begin Data segment

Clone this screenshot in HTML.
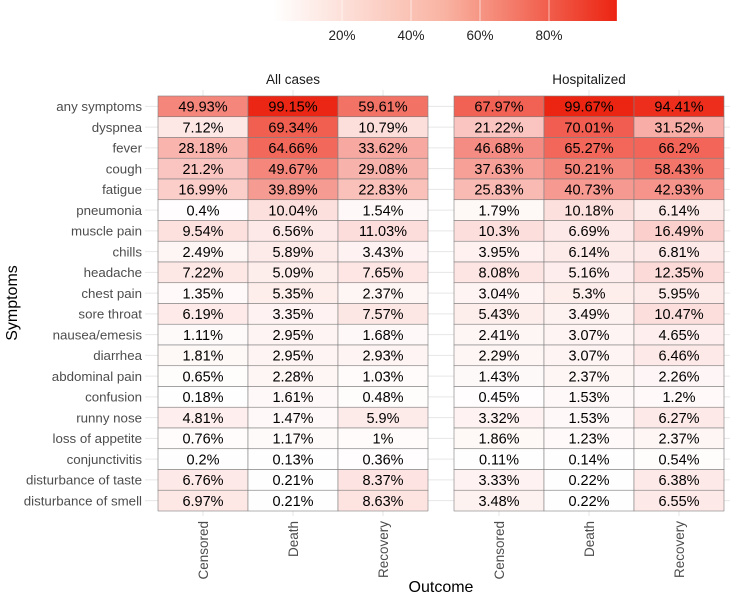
<!DOCTYPE html>
<html><head><meta charset="utf-8"><style>
body{margin:0;background:#fff;font-family:"Liberation Sans",sans-serif}
svg text{font-family:"Liberation Sans",sans-serif}
</style></head><body>
<svg id="c" width="734" height="597">
<defs><linearGradient id="lg" x1="0" x2="1" y1="0" y2="0">
<stop offset="0" stop-color="#ffffff"/><stop offset="0.5" stop-color="#f9b3a2"/><stop offset="1" stop-color="#ec2412"/></linearGradient></defs>
</svg>
<script>
const symptoms=["any symptoms","dyspnea","fever","cough","fatigue","pneumonia","muscle pain","chills","headache","chest pain","sore throat","nausea/emesis","diarrhea","abdominal pain","confusion","runny nose","loss of appetite","conjunctivitis","disturbance of taste","disturbance of smell"];
const outcomes=["Censored","Death","Recovery"];
const facets=["All cases","Hospitalized"];
const allCensored=[49.93,7.12,28.18,21.2,16.99,0.4,9.54,2.49,7.22,1.35,6.19,1.11,1.81,0.65,0.18,4.81,0.76,0.2,6.76,6.97];
const allDeath=[99.15,69.34,64.66,49.67,39.89,10.04,6.56,5.89,5.09,5.35,3.35,2.95,2.95,2.28,1.61,1.47,1.17,0.13,0.21,0.21];
const allRecovery=[59.61,10.79,33.62,29.08,22.83,1.54,11.03,3.43,7.65,2.37,7.57,1.68,2.93,1.03,0.48,5.9,1,0.36,8.37,8.63];
const hospCensored=[67.97,21.22,46.68,37.63,25.83,1.79,10.3,3.95,8.08,3.04,5.43,2.41,2.29,1.43,0.45,3.32,1.86,0.11,3.33,3.48];
const hospDeath=[99.67,70.01,65.27,50.21,40.73,10.18,6.69,6.14,5.16,5.3,3.49,3.07,3.07,2.37,1.53,1.53,1.23,0.14,0.22,0.22];
const hospRecovery=[94.41,31.52,66.2,58.43,42.93,6.14,16.49,6.81,12.35,5.95,10.47,4.65,6.46,2.26,1.2,6.27,2.37,0.54,6.38,6.55];
const legendTicks=[20,40,60,80];
const data=[[allCensored,allDeath,allRecovery],[hospCensored,hospDeath,hospRecovery]];
const svg=document.getElementById('c');const NS='http://www.w3.org/2000/svg';
function mk(t,a,p){const e=document.createElementNS(NS,t);for(const k in a)e.setAttribute(k,a[k]);(p||svg).appendChild(e);return e;}
const panelX=[158,454],cellW=90,topY=96,rowH=20.75;
const y=i=>topY+i*rowH;
const x=(f,j)=>panelX[f]+j*cellW;
const legX=v=>273+v*3.45;
function col(v){const t=Math.pow(v/100,0.85);const r=Math.round(255-t*(255-236)),g=Math.round(255-t*(255-36)),b=Math.round(255-t*(255-18));return `rgb(${r},${g},${b})`;}
const lr=mk('rect',{x:legX(0),y:0,width:legX(99.67)-legX(0),height:21,fill:'url(#lg)'});


legendTicks.forEach(v=>{mk('line',{x1:legX(v),x2:legX(v),y1:0,y2:21,stroke:'#fff','stroke-width':0.6});
const t=mk('text',{x:legX(v),y:40,'text-anchor':'middle','font-size':13.5,fill:'#222'});t.textContent=v+'%';

});
symptoms.forEach((s,i)=>{const cy=y(i)+rowH/2;
mk('line',{x1:145,x2:730,y1:cy,y2:cy,stroke:'#e6e6e6','stroke-width':1});
const t=mk('text',{x:142,y:cy+4.7,'text-anchor':'end','font-size':13.3,fill:'#4d4d4d'});t.textContent=s;

});
facets.forEach((fn,f)=>{
const ft=mk('text',{x:panelX[f]+135,y:84,'text-anchor':'middle','font-size':13.5,fill:'#1a1a1a'});ft.textContent=fn;


outcomes.forEach((o,j)=>{const cx=x(f,j)+cellW/2;
mk('line',{x1:cx,x2:cx,y1:90,y2:516,stroke:'#e6e6e6','stroke-width':1});
data[f][j].forEach((v,i)=>{
const r=mk('rect',{x:x(f,j),y:y(i),width:cellW,height:rowH,fill:col(v),stroke:'#7f7f7f','stroke-width':0.6});


const t=mk('text',{x:cx,y:y(i)+rowH/2+5.2,'text-anchor':'middle','font-size':14.5,fill:'#000'});t.textContent=v+'%';

});
const xt=mk('text',{x:0,y:0,'text-anchor':'end','font-size':13.5,fill:'#4d4d4d',transform:`translate(${cx+5},521) rotate(-90)`});xt.textContent=o;


});});
const yt=mk('text',{x:0,y:0,'text-anchor':'middle','font-size':16,fill:'#000',transform:'translate(17,303) rotate(-90)'});yt.textContent='Symptoms';


const xa=mk('text',{x:441,y:592,'text-anchor':'middle','font-size':16,fill:'#000'});xa.textContent='Outcome';


</script>
</body></html>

end Data segment

What this task involves: Reproduce all of the material exactly, apart from the pictures.

Output for this task:
Clone this screenshot in HTML.
<!DOCTYPE html>
<html><head><meta charset="utf-8"><style>
body{margin:0;background:#fff;font-family:"Liberation Sans",sans-serif}
svg text{font-family:"Liberation Sans",sans-serif}
</style></head><body>
<svg id="c" width="734" height="597">
<defs><linearGradient id="lg" x1="0" x2="1" y1="0" y2="0">
<stop offset="0" stop-color="#ffffff"/><stop offset="0.5" stop-color="#f9b3a2"/><stop offset="1" stop-color="#ec2412"/></linearGradient></defs>
</svg>
<script>
const symptoms=["any symptoms","dyspnea","fever","cough","fatigue","pneumonia","muscle pain","chills","headache","chest pain","sore throat","nausea/emesis","diarrhea","abdominal pain","confusion","runny nose","loss of appetite","conjunctivitis","disturbance of taste","disturbance of smell"];
const outcomes=["Censored","Death","Recovery"];
const facets=["All cases","Hospitalized"];
const allCensored=[49.93,7.12,28.18,21.2,16.99,0.4,9.54,2.49,7.22,1.35,6.19,1.11,1.81,0.65,0.18,4.81,0.76,0.2,6.76,6.97];
const allDeath=[99.15,69.34,64.66,49.67,39.89,10.04,6.56,5.89,5.09,5.35,3.35,2.95,2.95,2.28,1.61,1.47,1.17,0.13,0.21,0.21];
const allRecovery=[59.61,10.79,33.62,29.08,22.83,1.54,11.03,3.43,7.65,2.37,7.57,1.68,2.93,1.03,0.48,5.9,1,0.36,8.37,8.63];
const hospCensored=[67.97,21.22,46.68,37.63,25.83,1.79,10.3,3.95,8.08,3.04,5.43,2.41,2.29,1.43,0.45,3.32,1.86,0.11,3.33,3.48];
const hospDeath=[99.67,70.01,65.27,50.21,40.73,10.18,6.69,6.14,5.16,5.3,3.49,3.07,3.07,2.37,1.53,1.53,1.23,0.14,0.22,0.22];
const hospRecovery=[94.41,31.52,66.2,58.43,42.93,6.14,16.49,6.81,12.35,5.95,10.47,4.65,6.46,2.26,1.2,6.27,2.37,0.54,6.38,6.55];
const legendTicks=[20,40,60,80];
const data=[[allCensored,allDeath,allRecovery],[hospCensored,hospDeath,hospRecovery]];
const svg=document.getElementById('c');const NS='http://www.w3.org/2000/svg';
function mk(t,a,p){const e=document.createElementNS(NS,t);for(const k in a)e.setAttribute(k,a[k]);(p||svg).appendChild(e);return e;}
const panelX=[158,454],cellW=90,topY=96,rowH=20.75;
const y=i=>topY+i*rowH;
const x=(f,j)=>panelX[f]+j*cellW;
const legX=v=>273+v*3.45;
function col(v){const t=Math.pow(v/100,0.85);const r=Math.round(255-t*(255-236)),g=Math.round(255-t*(255-36)),b=Math.round(255-t*(255-18));return `rgb(${r},${g},${b})`;}
const lr=mk('rect',{x:legX(0),y:0,width:legX(99.67)-legX(0),height:21,fill:'url(#lg)'});


legendTicks.forEach(v=>{mk('line',{x1:legX(v),x2:legX(v),y1:0,y2:21,stroke:'#fff','stroke-width':0.6});
const t=mk('text',{x:legX(v),y:40,'text-anchor':'middle','font-size':13.5,fill:'#222'});t.textContent=v+'%';

});
symptoms.forEach((s,i)=>{const cy=y(i)+rowH/2;
mk('line',{x1:145,x2:730,y1:cy,y2:cy,stroke:'#e6e6e6','stroke-width':1});
const t=mk('text',{x:142,y:cy+4.7,'text-anchor':'end','font-size':13.3,fill:'#4d4d4d'});t.textContent=s;

});
facets.forEach((fn,f)=>{
const ft=mk('text',{x:panelX[f]+135,y:84,'text-anchor':'middle','font-size':13.5,fill:'#1a1a1a'});ft.textContent=fn;


outcomes.forEach((o,j)=>{const cx=x(f,j)+cellW/2;
mk('line',{x1:cx,x2:cx,y1:90,y2:516,stroke:'#e6e6e6','stroke-width':1});
data[f][j].forEach((v,i)=>{
const r=mk('rect',{x:x(f,j),y:y(i),width:cellW,height:rowH,fill:col(v),stroke:'#7f7f7f','stroke-width':0.6});


const t=mk('text',{x:cx,y:y(i)+rowH/2+5.2,'text-anchor':'middle','font-size':14.5,fill:'#000'});t.textContent=v+'%';

});
const xt=mk('text',{x:0,y:0,'text-anchor':'end','font-size':13.5,fill:'#4d4d4d',transform:`translate(${cx+5},521) rotate(-90)`});xt.textContent=o;


});});
const yt=mk('text',{x:0,y:0,'text-anchor':'middle','font-size':16,fill:'#000',transform:'translate(17,303) rotate(-90)'});yt.textContent='Symptoms';


const xa=mk('text',{x:441,y:592,'text-anchor':'middle','font-size':16,fill:'#000'});xa.textContent='Outcome';


</script>
</body></html>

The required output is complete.